Despite a dearth of natural resources, Switzerland is one of the world's most advanced and prosperous nations in the world. It has a modern market economy, one of the most capitalist and powerful economies of the world. The economy is characterized by low unemployment, a highly qualified labour force performing highly skilled work, and a per capita GDP among the highest in the world. Switzerland's economy benefits from a highly developed service sector which now employs the greatest number of people. The service sector is led by financial services - the country is known for its high standard of banking and insurance services, and a manufacturing industry that specializes in high-technology, knowledge-based production.

Chemicals, health and pharmaceutical, measuring instruments, musical instruments, real estate, tourism, and international organisations are some of the important industries in Switzerland. Switzerland is home to several large multinational corporations. Most of the people working in Switzerland are employed by small and medium-sized enterprises, which play an extremely important role in the Swiss economy.

The per capita income in Switzerland is among the highest in the world, as are wages. Trade has been the key to prosperity in Switzerland. The country is dependent upon export markets to generate income while dependent upon imports for raw materials and to expand the range of goods and services available in the country. Switzerland has liberal investment and trade policies, with the exception of agriculture, and a conservative fiscal policy.
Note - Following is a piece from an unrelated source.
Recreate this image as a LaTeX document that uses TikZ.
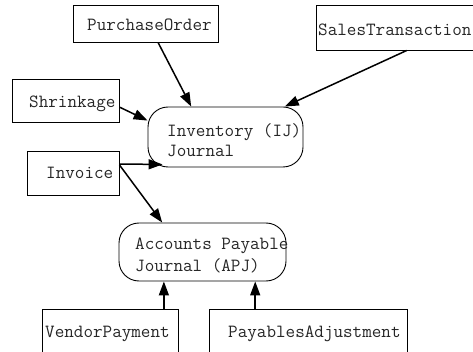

More recently, the Swiss have brought their economic practices largely into conformity with the EU's, in order to enhance their international competitiveness.

The Swiss currency is called "Schweizerfranken" ("Swiss Franc"). The Swiss franc is one of the world's soundest currencies. Switzerland remains a safe haven for investors because it has maintained a degree of bank secrecy and has kept up the franc's long-term external value.

Switzerland is a member of a number of international economic organizations, including the World Trade Organization (WTO), the International Monetary Fund, the World Bank, and the Organization for Economic Cooperation and Development (OECD). On the European level, it is a founding member of the European Free Trade Association and is part of the Schengen Area – although it is notably not a member of the European Union, nor the European Economic Area. It did not join the United Nations until 2002.

Switzerland is an easy place to do business. The country has an overwhelmingly private sector economy and low tax rates by the Western World standards. Switzerland ranks 21st out of 178 countries in the Ease of Doing Business Index. Business activity benefits from a well-developed institutional framework, characterized by the rule of law, an efficient judicial system, and high levels of transparency and accountability within public institutions. Apart from agriculture, economic and trade barriers between the European Union and Switzerland are minimal and Switzerland has free trade agreements worldwide.

Switzerland is a peaceful and prosperous nation with a stable government and diverse society. The country offers a great quality of life to its residents. It is considered as one of the best places in the world to live and work. Zurich and Geneva have respectively been ranked as the cities with the second and third highest quality of life in the world.